说起他曾经的那些黑历史,似乎一天一夜也说不完啊。

“请问,陆总您确定想要听吗?”乔治耸了耸肩,用带着挑衅意味的眼神全神贯注地看着他。

“算了,我觉得狗嘴里也吐不出象牙来,还是不要听了吧!”陆沐白摇了摇头,放下手中的的叉子,拿起手绢擦了擦嘴,动作优雅又有绅士风度。

“我说,你跟小时候真的判若两人,看着现在的你,打死都让人想不到你小时候竟然会是那个样子的。”乔治探过头来,看着他斯斯文文的一举一动,深有感触地说。

“如果一切还能回到从前就好了。”陆沐白叹息了一声,端起旁边透明玻璃杯里的柠檬水,轻轻抿了一口,不无可惜地说。

“哈哈,回到从前?如果能回到从前,你现在还不知道在哪里受苦受难呢!”乔治笑着摇摇头,在笑话陆沐白的不自量力。

如果回到从前,他早就被陆老太太送走,一个人孤零零贫穷又落魄地不知在哪个角落里呆着呢。

陆沐白沉吟了片刻,修长且骨节分明的手指转动着水杯,眸色深沉。

半晌,才喃喃出声:“即便是那样,也好。
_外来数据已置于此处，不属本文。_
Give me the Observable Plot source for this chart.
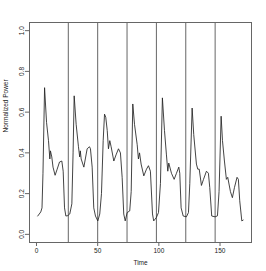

”

这下轮到乔治吃惊了,他不可思议地盯着陆沐白端详了半天,眸光蹙了蹙,以为他是在说些丧气的话,身体不好,命在旦夕,心情不好说一些丧气的话是很正常的,他不会和他去计较的。

吃完饭,陆沐白回办公室继续办公,乔治没什么事情,便开车回了自己的医院。

周三就要离开青城去美国,医院里的事情怎么也得安排一下,否则,他一声不吭地扔下这么一个烂摊子走了,被他那暴戾的老爸知道了,回来非打断他的狗腿不可。

飞机在温哥华降落,坐了十多个小时,叶倾城的脸色有些苍白,深深的疲惫感让她看上去有些憔悴。

“是不是很辛苦?”从座椅上起身,萧景珵活动了一下麻木酸涩的身体,附在她的耳边轻轻地问道。

即便是很辛苦,她也不能在他面前吐露出半个字,从踏上温哥华这片异国的土地这一刻起,她就要为自己负责,为自己肚子里的宝宝负责了。

她轻摇着头笑了笑,回报以他一个温暖的微笑。

萧景珵从储物仓里拿出手提袋,拉了一把从座椅上起身的叶倾城,两个人一起穿过长长的甬道,下了飞机。

“景珵,城城。”在接机口,脸色慈祥的萧父满脸笑意,一边喊着他俩的名字,一边兴奋地朝着他们挥了挥手。

叶倾城回头看了萧景珵一眼,萧景珵粲然一笑:“那是我爸爸,今天妈妈也过来接你了。”

叶倾城偱着目光看过去,只见萧父旁边站着一个身材娇小的女子,萧妈妈保养得非常好,看上去很年轻,若不是仔细端详,还以为是一个只比自己大不了多少的大姐姐。

走到萧景珵父母的跟前,萧妈妈的脸笑得如绽放了的花朵,她一边高兴地打量着叶倾城,一边对身边的萧爸爸连声说:“嗯,城城这姑娘真不错,怪不得咱们家景珵一门心思地非要把她追到手,当初,无论如何也要去青城,原来是不虚此行,志在必得啊。”

萧爸爸哈哈一笑,拍了拍萧景珵的肩膀,赞许地点了点头。

萧景珵家在温哥华的房子非常大,因为萧爸爸一直是做学术研究的,所以家里的书香气息特别浓。

刚开始还有些拘谨的叶倾城,是整栋的联体别墅。在萧爸爸和萧妈妈的热情款待下,叶倾城也渐渐地放下拘谨,慢慢和大家熟悉起来。